Cursive
2006-12-06
"There's a struggle that I tend to have that a lot of musicians and songwriters will disgaree with me [about], and that is that this is rock 'n' roll," relates Cursive vocalist/guitarist Tim Kasher. "I've fought a lot in the past with feeling like I'm in the wrong medium because I'm not being taken seriously."

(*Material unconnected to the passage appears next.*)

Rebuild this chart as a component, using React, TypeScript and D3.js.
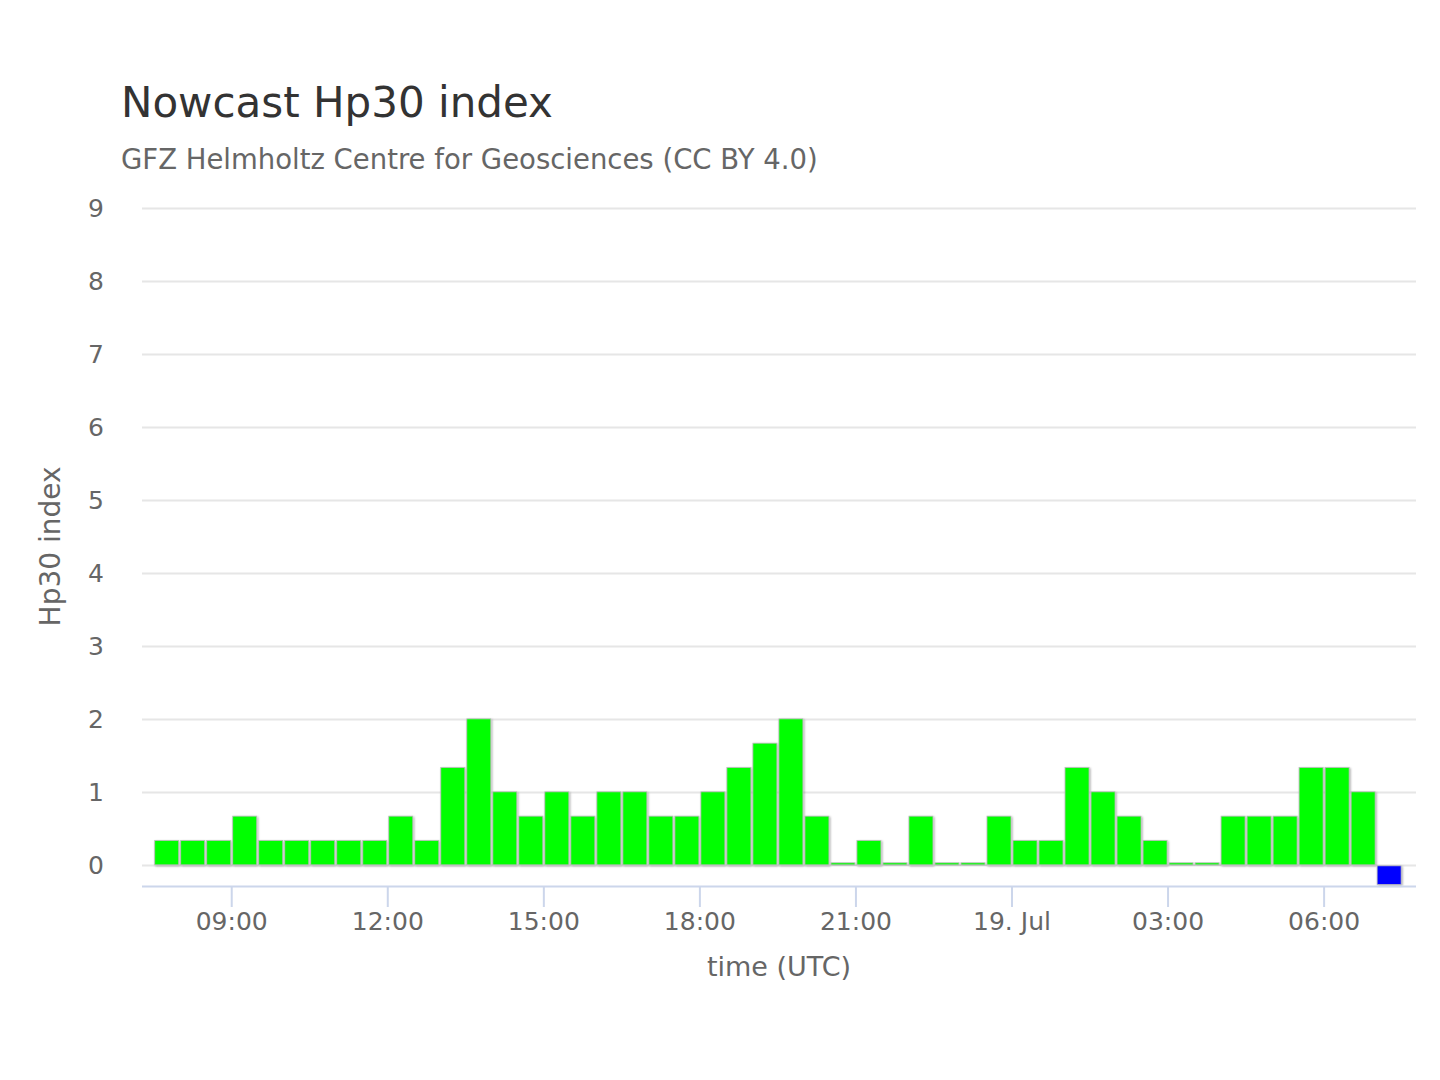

Fiction writing has always existed as a means to address ideas from a distance. Rarely do the stories deviate far from the author's viewpoint. And though Kasher's songwriting seems to have become less self-reflective since 2000's Domestica, it seems that whatever idea, value or memory he's attacking, he still plans on keeping it somewhat within arm's reach. On Cursive's positively brilliant new album, Happy Hollow, Kasher expounds on the limited ideals and fundamental bewilderment of those who've lived under the omnipresent cinch of the Bible belt. These 14 odes explore anti-Catholic ("Bad Sects"), evolutionary ("Big Bang") and sacrilegious ideas ("Rise Up! Rise Up!"). Of Kasher's overwhelming dissection of theology and glaring absence of post-romantic rage so synonymous with the band, Kasher explains, "Along with trying to keep broadening musically, we were aware that we needed to keep broadening and going in different directions lyrically as well."
For longtime listeners, lines like, "Original sin, idyllic garden/Some talking snake giving apples away/What would that snake say if he could only see us today?/Ha ha ha!" might bear a resemblance to Kasher's prior intimate outpourings, but the tune falls in line with Happy Hollow's questioning of theoretical improv, all comfortably stressed from within the confines of one small American town: Happy Hollow.
Cursive has always been a model of imprecision, musically speaking. Their songwriting lends itself more, as Kasher points out, to challenging themselves, rather than trying to sound aggressive.
"We've said a lot in the past that this isn't us trying to play hard rock or play aggressively, but instead we just try and tackle ideas and this is the way that we want to present them—by presenting them aggressively," explains Kasher. "I think somewhere in the core we just want to question ideas and question ourselves."